Use Case #86
Data product replica prepared for compute on request, interactive session started
Aim: Data found in Data Lake, transferred to compute site and access given to user via ESAP
SKA have delivered to WP3 OSSR a containerised workflow that takes simulated SKA data (images) and undertakes source detection and machine-learning classification. A good testing use case related to this would be to integrate this into the ESAP and prove that the workflow can be run at alternative, on-demand, interactive, compute resources.
Ideally we'd want to test a user being given compute access at a site that does not already have the data (but that does have a rucio RSE configured), triggering a rucio-managed(?) data transfer to that site and allowing user to go via the ESAP and start their JupyterHub session.
Data Products are already stored in the ESCAPE data lake, workflows are already in the OSSR.
Probably requires further ESAP/rucio integration. Not likely in time for DAC21?

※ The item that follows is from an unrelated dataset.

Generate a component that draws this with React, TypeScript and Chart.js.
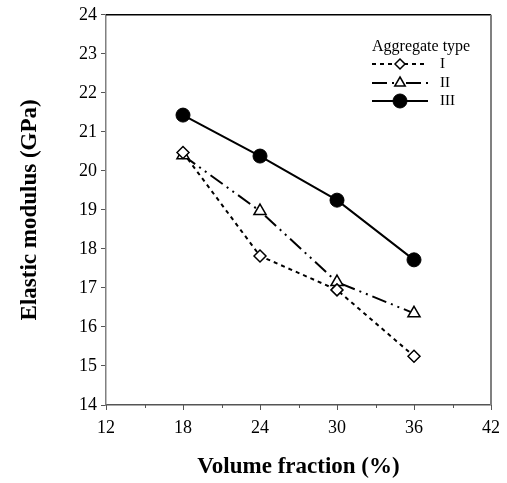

- Identify rucio data via ESAP, take the DID to a Jupyterhub server running the rucio-jupyterlab extension environment, download it, run checksum
- Do above but with a custom docker image for the user’s environment (via binderhub)
- Compute to data model: interactive service (JHub) is dynamically launched at data location
- Rucio data identified via ESAP that is not close to any Jupyterhub service. ESAP creates rucio rule to move data as QoS transition and user is sent to jupyter server as before.